◆ WHAT YOU HAVE TO DO ◆
With the pictures left out, copy the listing below exactly.

◆ INFORMATION PROVIDED ◆
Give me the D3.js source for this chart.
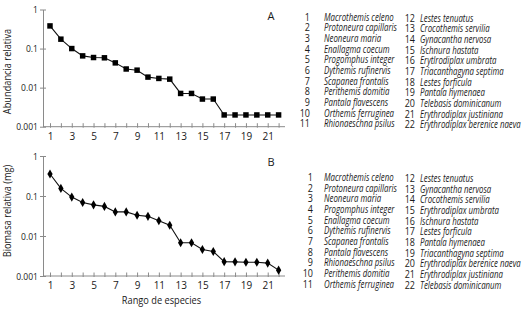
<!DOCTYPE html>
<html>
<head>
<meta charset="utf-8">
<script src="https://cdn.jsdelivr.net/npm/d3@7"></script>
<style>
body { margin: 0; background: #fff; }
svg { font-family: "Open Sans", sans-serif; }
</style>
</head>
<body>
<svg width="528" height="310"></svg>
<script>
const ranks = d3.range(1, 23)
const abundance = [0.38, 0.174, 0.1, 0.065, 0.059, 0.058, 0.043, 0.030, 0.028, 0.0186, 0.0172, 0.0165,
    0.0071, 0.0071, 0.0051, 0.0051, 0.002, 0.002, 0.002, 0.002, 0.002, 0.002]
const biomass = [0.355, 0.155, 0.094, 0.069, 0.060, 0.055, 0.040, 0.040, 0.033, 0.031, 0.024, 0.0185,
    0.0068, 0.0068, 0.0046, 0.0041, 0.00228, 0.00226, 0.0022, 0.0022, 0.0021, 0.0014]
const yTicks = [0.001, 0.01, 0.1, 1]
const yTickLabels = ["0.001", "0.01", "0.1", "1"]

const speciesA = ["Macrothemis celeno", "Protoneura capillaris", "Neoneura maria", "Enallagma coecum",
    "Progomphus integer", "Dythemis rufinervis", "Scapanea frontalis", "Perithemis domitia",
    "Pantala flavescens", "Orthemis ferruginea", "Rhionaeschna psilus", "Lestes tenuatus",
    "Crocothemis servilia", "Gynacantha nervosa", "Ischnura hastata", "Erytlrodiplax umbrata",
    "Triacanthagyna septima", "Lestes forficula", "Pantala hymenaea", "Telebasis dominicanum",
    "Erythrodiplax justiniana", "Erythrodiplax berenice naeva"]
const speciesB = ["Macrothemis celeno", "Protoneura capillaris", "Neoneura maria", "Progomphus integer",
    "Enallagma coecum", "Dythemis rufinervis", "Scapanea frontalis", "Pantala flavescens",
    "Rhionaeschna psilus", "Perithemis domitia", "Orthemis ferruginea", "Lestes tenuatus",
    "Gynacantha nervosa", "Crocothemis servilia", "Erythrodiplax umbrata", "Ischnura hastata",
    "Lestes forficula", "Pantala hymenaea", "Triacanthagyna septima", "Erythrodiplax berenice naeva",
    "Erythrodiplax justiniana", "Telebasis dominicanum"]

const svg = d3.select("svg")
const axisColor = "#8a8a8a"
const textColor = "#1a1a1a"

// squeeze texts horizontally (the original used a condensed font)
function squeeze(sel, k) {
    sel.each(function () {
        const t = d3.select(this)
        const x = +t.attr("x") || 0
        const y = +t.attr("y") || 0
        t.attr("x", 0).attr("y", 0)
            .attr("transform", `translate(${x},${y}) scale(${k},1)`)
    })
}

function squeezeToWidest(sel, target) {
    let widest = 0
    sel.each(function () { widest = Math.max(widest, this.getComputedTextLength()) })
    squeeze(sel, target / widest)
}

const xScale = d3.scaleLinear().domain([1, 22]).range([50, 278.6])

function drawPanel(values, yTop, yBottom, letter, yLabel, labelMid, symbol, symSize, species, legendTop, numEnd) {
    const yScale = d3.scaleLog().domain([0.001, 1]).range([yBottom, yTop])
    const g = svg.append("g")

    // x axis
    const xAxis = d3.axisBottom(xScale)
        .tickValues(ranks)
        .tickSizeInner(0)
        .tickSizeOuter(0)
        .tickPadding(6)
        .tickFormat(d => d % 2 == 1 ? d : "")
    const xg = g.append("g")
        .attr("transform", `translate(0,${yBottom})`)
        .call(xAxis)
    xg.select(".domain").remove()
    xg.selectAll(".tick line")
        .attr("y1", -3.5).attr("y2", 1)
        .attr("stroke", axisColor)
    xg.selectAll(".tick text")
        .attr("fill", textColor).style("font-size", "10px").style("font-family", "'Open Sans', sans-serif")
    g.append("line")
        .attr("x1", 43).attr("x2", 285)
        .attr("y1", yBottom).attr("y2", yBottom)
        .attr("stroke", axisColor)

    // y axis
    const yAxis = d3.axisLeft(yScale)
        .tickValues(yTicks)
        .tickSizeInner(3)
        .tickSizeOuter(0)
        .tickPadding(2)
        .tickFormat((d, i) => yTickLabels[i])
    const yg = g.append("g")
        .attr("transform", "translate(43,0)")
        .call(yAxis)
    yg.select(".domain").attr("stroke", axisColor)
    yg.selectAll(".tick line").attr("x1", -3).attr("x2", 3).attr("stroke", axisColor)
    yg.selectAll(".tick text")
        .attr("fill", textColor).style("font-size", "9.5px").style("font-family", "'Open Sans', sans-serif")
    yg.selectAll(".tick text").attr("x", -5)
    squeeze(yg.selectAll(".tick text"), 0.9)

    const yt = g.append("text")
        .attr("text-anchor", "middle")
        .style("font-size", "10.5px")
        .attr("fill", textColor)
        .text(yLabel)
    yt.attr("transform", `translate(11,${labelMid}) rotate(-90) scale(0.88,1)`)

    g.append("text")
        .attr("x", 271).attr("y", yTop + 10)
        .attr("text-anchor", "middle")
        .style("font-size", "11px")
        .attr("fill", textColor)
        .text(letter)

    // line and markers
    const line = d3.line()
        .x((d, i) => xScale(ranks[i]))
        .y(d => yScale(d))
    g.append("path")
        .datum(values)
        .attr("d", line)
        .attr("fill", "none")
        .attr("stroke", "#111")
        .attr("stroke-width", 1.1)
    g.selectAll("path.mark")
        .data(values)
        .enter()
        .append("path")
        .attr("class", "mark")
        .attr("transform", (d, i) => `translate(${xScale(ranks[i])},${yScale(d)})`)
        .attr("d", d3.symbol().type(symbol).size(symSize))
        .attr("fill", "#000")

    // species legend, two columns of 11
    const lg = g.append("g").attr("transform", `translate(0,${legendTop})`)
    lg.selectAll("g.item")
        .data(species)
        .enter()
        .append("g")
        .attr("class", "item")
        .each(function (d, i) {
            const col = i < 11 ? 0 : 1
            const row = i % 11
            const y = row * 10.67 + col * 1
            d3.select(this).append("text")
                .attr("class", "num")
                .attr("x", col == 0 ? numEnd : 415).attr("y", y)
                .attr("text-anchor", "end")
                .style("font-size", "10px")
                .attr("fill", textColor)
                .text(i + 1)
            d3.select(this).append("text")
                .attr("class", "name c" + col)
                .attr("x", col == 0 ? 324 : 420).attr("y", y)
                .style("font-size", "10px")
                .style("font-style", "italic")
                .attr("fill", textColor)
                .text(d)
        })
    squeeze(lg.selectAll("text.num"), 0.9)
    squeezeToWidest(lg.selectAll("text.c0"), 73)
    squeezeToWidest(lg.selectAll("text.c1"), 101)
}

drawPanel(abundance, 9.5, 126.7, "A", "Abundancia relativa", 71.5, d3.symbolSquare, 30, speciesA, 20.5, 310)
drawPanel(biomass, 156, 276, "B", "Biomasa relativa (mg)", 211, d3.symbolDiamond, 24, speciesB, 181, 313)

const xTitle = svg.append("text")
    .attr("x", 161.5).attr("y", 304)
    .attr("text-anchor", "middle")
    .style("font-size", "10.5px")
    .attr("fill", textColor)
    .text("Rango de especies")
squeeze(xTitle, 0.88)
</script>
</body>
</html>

◆ FINISHED EXERCISE ◆
Give me the D3.js source for this chart.
<!DOCTYPE html>
<html>
<head>
<meta charset="utf-8">
<script src="https://cdn.jsdelivr.net/npm/d3@7"></script>
<style>
body { margin: 0; background: #fff; }
svg { font-family: "Open Sans", sans-serif; }
</style>
</head>
<body>
<svg width="528" height="310"></svg>
<script>
const ranks = d3.range(1, 23)
const abundance = [0.38, 0.174, 0.1, 0.065, 0.059, 0.058, 0.043, 0.030, 0.028, 0.0186, 0.0172, 0.0165,
    0.0071, 0.0071, 0.0051, 0.0051, 0.002, 0.002, 0.002, 0.002, 0.002, 0.002]
const biomass = [0.355, 0.155, 0.094, 0.069, 0.060, 0.055, 0.040, 0.040, 0.033, 0.031, 0.024, 0.0185,
    0.0068, 0.0068, 0.0046, 0.0041, 0.00228, 0.00226, 0.0022, 0.0022, 0.0021, 0.0014]
const yTicks = [0.001, 0.01, 0.1, 1]
const yTickLabels = ["0.001", "0.01", "0.1", "1"]

const speciesA = ["Macrothemis celeno", "Protoneura capillaris", "Neoneura maria", "Enallagma coecum",
    "Progomphus integer", "Dythemis rufinervis", "Scapanea frontalis", "Perithemis domitia",
    "Pantala flavescens", "Orthemis ferruginea", "Rhionaeschna psilus", "Lestes tenuatus",
    "Crocothemis servilia", "Gynacantha nervosa", "Ischnura hastata", "Erytlrodiplax umbrata",
    "Triacanthagyna septima", "Lestes forficula", "Pantala hymenaea", "Telebasis dominicanum",
    "Erythrodiplax justiniana", "Erythrodiplax berenice naeva"]
const speciesB = ["Macrothemis celeno", "Protoneura capillaris", "Neoneura maria", "Progomphus integer",
    "Enallagma coecum", "Dythemis rufinervis", "Scapanea frontalis", "Pantala flavescens",
    "Rhionaeschna psilus", "Perithemis domitia", "Orthemis ferruginea", "Lestes tenuatus",
    "Gynacantha nervosa", "Crocothemis servilia", "Erythrodiplax umbrata", "Ischnura hastata",
    "Lestes forficula", "Pantala hymenaea", "Triacanthagyna septima", "Erythrodiplax berenice naeva",
    "Erythrodiplax justiniana", "Telebasis dominicanum"]

const svg = d3.select("svg")
const axisColor = "#8a8a8a"
const textColor = "#1a1a1a"

// squeeze texts horizontally (the original used a condensed font)
function squeeze(sel, k) {
    sel.each(function () {
        const t = d3.select(this)
        const x = +t.attr("x") || 0
        const y = +t.attr("y") || 0
        t.attr("x", 0).attr("y", 0)
            .attr("transform", `translate(${x},${y}) scale(${k},1)`)
    })
}

function squeezeToWidest(sel, target) {
    let widest = 0
    sel.each(function () { widest = Math.max(widest, this.getComputedTextLength()) })
    squeeze(sel, target / widest)
}

const xScale = d3.scaleLinear().domain([1, 22]).range([50, 278.6])

function drawPanel(values, yTop, yBottom, letter, yLabel, labelMid, symbol, symSize, species, legendTop, numEnd) {
    const yScale = d3.scaleLog().domain([0.001, 1]).range([yBottom, yTop])
    const g = svg.append("g")

    // x axis
    const xAxis = d3.axisBottom(xScale)
        .tickValues(ranks)
        .tickSizeInner(0)
        .tickSizeOuter(0)
        .tickPadding(6)
        .tickFormat(d => d % 2 == 1 ? d : "")
    const xg = g.append("g")
        .attr("transform", `translate(0,${yBottom})`)
        .call(xAxis)
    xg.select(".domain").remove()
    xg.selectAll(".tick line")
        .attr("y1", -3.5).attr("y2", 1)
        .attr("stroke", axisColor)
    xg.selectAll(".tick text")
        .attr("fill", textColor).style("font-size", "10px").style("font-family", "'Open Sans', sans-serif")
    g.append("line")
        .attr("x1", 43).attr("x2", 285)
        .attr("y1", yBottom).attr("y2", yBottom)
        .attr("stroke", axisColor)

    // y axis
    const yAxis = d3.axisLeft(yScale)
        .tickValues(yTicks)
        .tickSizeInner(3)
        .tickSizeOuter(0)
        .tickPadding(2)
        .tickFormat((d, i) => yTickLabels[i])
    const yg = g.append("g")
        .attr("transform", "translate(43,0)")
        .call(yAxis)
    yg.select(".domain").attr("stroke", axisColor)
    yg.selectAll(".tick line").attr("x1", -3).attr("x2", 3).attr("stroke", axisColor)
    yg.selectAll(".tick text")
        .attr("fill", textColor).style("font-size", "9.5px").style("font-family", "'Open Sans', sans-serif")
    yg.selectAll(".tick text").attr("x", -5)
    squeeze(yg.selectAll(".tick text"), 0.9)

    const yt = g.append("text")
        .attr("text-anchor", "middle")
        .style("font-size", "10.5px")
        .attr("fill", textColor)
        .text(yLabel)
    yt.attr("transform", `translate(11,${labelMid}) rotate(-90) scale(0.88,1)`)

    g.append("text")
        .attr("x", 271).attr("y", yTop + 10)
        .attr("text-anchor", "middle")
        .style("font-size", "11px")
        .attr("fill", textColor)
        .text(letter)

    // line and markers
    const line = d3.line()
        .x((d, i) => xScale(ranks[i]))
        .y(d => yScale(d))
    g.append("path")
        .datum(values)
        .attr("d", line)
        .attr("fill", "none")
        .attr("stroke", "#111")
        .attr("stroke-width", 1.1)
    g.selectAll("path.mark")
        .data(values)
        .enter()
        .append("path")
        .attr("class", "mark")
        .attr("transform", (d, i) => `translate(${xScale(ranks[i])},${yScale(d)})`)
        .attr("d", d3.symbol().type(symbol).size(symSize))
        .attr("fill", "#000")

    // species legend, two columns of 11
    const lg = g.append("g").attr("transform", `translate(0,${legendTop})`)
    lg.selectAll("g.item")
        .data(species)
        .enter()
        .append("g")
        .attr("class", "item")
        .each(function (d, i) {
            const col = i < 11 ? 0 : 1
            const row = i % 11
            const y = row * 10.67 + col * 1
            d3.select(this).append("text")
                .attr("class", "num")
                .attr("x", col == 0 ? numEnd : 415).attr("y", y)
                .attr("text-anchor", "end")
                .style("font-size", "10px")
                .attr("fill", textColor)
                .text(i + 1)
            d3.select(this).append("text")
                .attr("class", "name c" + col)
                .attr("x", col == 0 ? 324 : 420).attr("y", y)
                .style("font-size", "10px")
                .style("font-style", "italic")
                .attr("fill", textColor)
                .text(d)
        })
    squeeze(lg.selectAll("text.num"), 0.9)
    squeezeToWidest(lg.selectAll("text.c0"), 73)
    squeezeToWidest(lg.selectAll("text.c1"), 101)
}

drawPanel(abundance, 9.5, 126.7, "A", "Abundancia relativa", 71.5, d3.symbolSquare, 30, speciesA, 20.5, 310)
drawPanel(biomass, 156, 276, "B", "Biomasa relativa (mg)", 211, d3.symbolDiamond, 24, speciesB, 181, 313)

const xTitle = svg.append("text")
    .attr("x", 161.5).attr("y", 304)
    .attr("text-anchor", "middle")
    .style("font-size", "10.5px")
    .attr("fill", textColor)
    .text("Rango de especies")
squeeze(xTitle, 0.88)
</script>
</body>
</html>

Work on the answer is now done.